World’s Blankiest Blank.

February 25, 2011

I hate blank pages.

Blank pages are the second hardest thing to deal with when you’re writing.


They stare at you, waiting. Expecting you to write something on them. But picking up a pen (or reaching for the keys, or whatever) and making the first marks on it is always a slightly terrifying thing to do.


Ideas are easy. They’re better than easy. They’re addictive and wonderful and make you feel like Superman on steroids riding a Tyrannosaur. You move through the day, and all the little fragments of information flow through your brain. Fact and fiction, random banter, that thing you overheard on the bus. Then fragment the first latches on to scrap the second, and the third thing jumps in and all of a sudden it all falls together and you know it’s going to be something and then it’s Something. You scribble it down on the nearest scrap of Thing That Holds Ink (the back of your hand and up your arm is perfectly acceptable in an emergency) and before you know it you’re grinning like The Joker in a Candy Store filled with Policemens’ Children.


That’s the easy part, and it’s a huge amount of fun, and absolutely the best part of being a writer because you’ve just Thought Of Something New and you tell yourself that’s what makes you a writer.
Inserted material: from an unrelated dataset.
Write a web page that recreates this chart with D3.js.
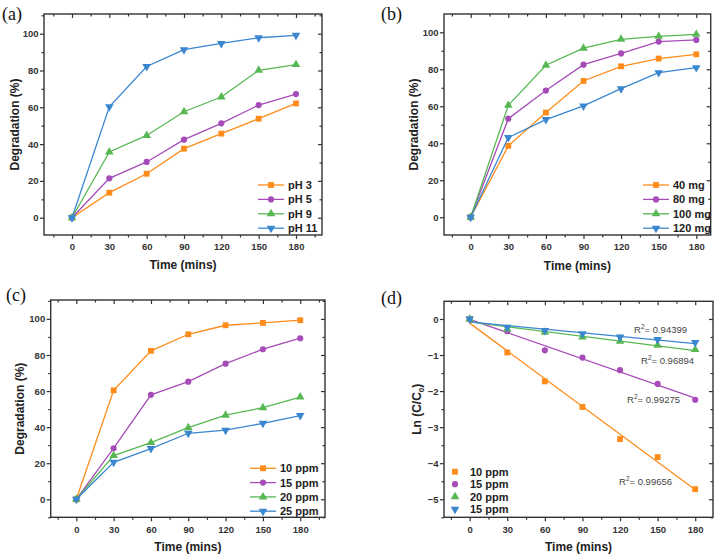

Then you go to turn the idea into a story.


You try to get in touch with the mood you were in when you had the idea, and only get the dialing tone.


And the blank page looks at you.


You don’t want to start writing. It’s scary.  There is nothing there, and because of that, it still has the potential to be anything. It’s just an idea in your head – and there, it’s free to grow and move and mutate. As soon as you begin to commit it to a page, the possibilities are culled. Every scratch on the page reduces the potential from Anything into more of a Something, and by the time you’ve finished it it will be a very definite thing and that Thing might not be very good. It almost definitely won’t be as good as that initial Idea felt like it could be. Collapsing possibility into actuality… if you do it and you make a mess of it then maybe you’re not a very good writer.

So you hold off, waiting for the idea to develop, until you have it “fully formed.” Until it’s “ready.”


The problem is, it never will be.


And if you don’t write it, you’re not a writer. You’re just a guy who has ideas.


That’s what I keep telling myself anyway.


But blank pages still scare the hell of me, whether I’m writing a story or a thesis chapter. The Thesis is the biggest piece of writing I’ve ever undertaken, and I want it to be good. But the fear of words being written that aren’t has had me not writing anywhere near enough for the past two months.


I had the idea flood this past week. It felt pretty damn awesome. But the ideas aren’t finished, and I want to  keep them in my head while I read more and “refine” them. I had to tie myself to my computer for a silly amount of hours this week, but I actually managed to get words on paper. They’re not very good.


But they exist.


And that means I get to say I’m writing.


One comment

  1. Agreed. I have a love-hate relationship with new notebooks for this reason. I love what they could be – what could end up filling their pages. But I hate having to commit to making them something.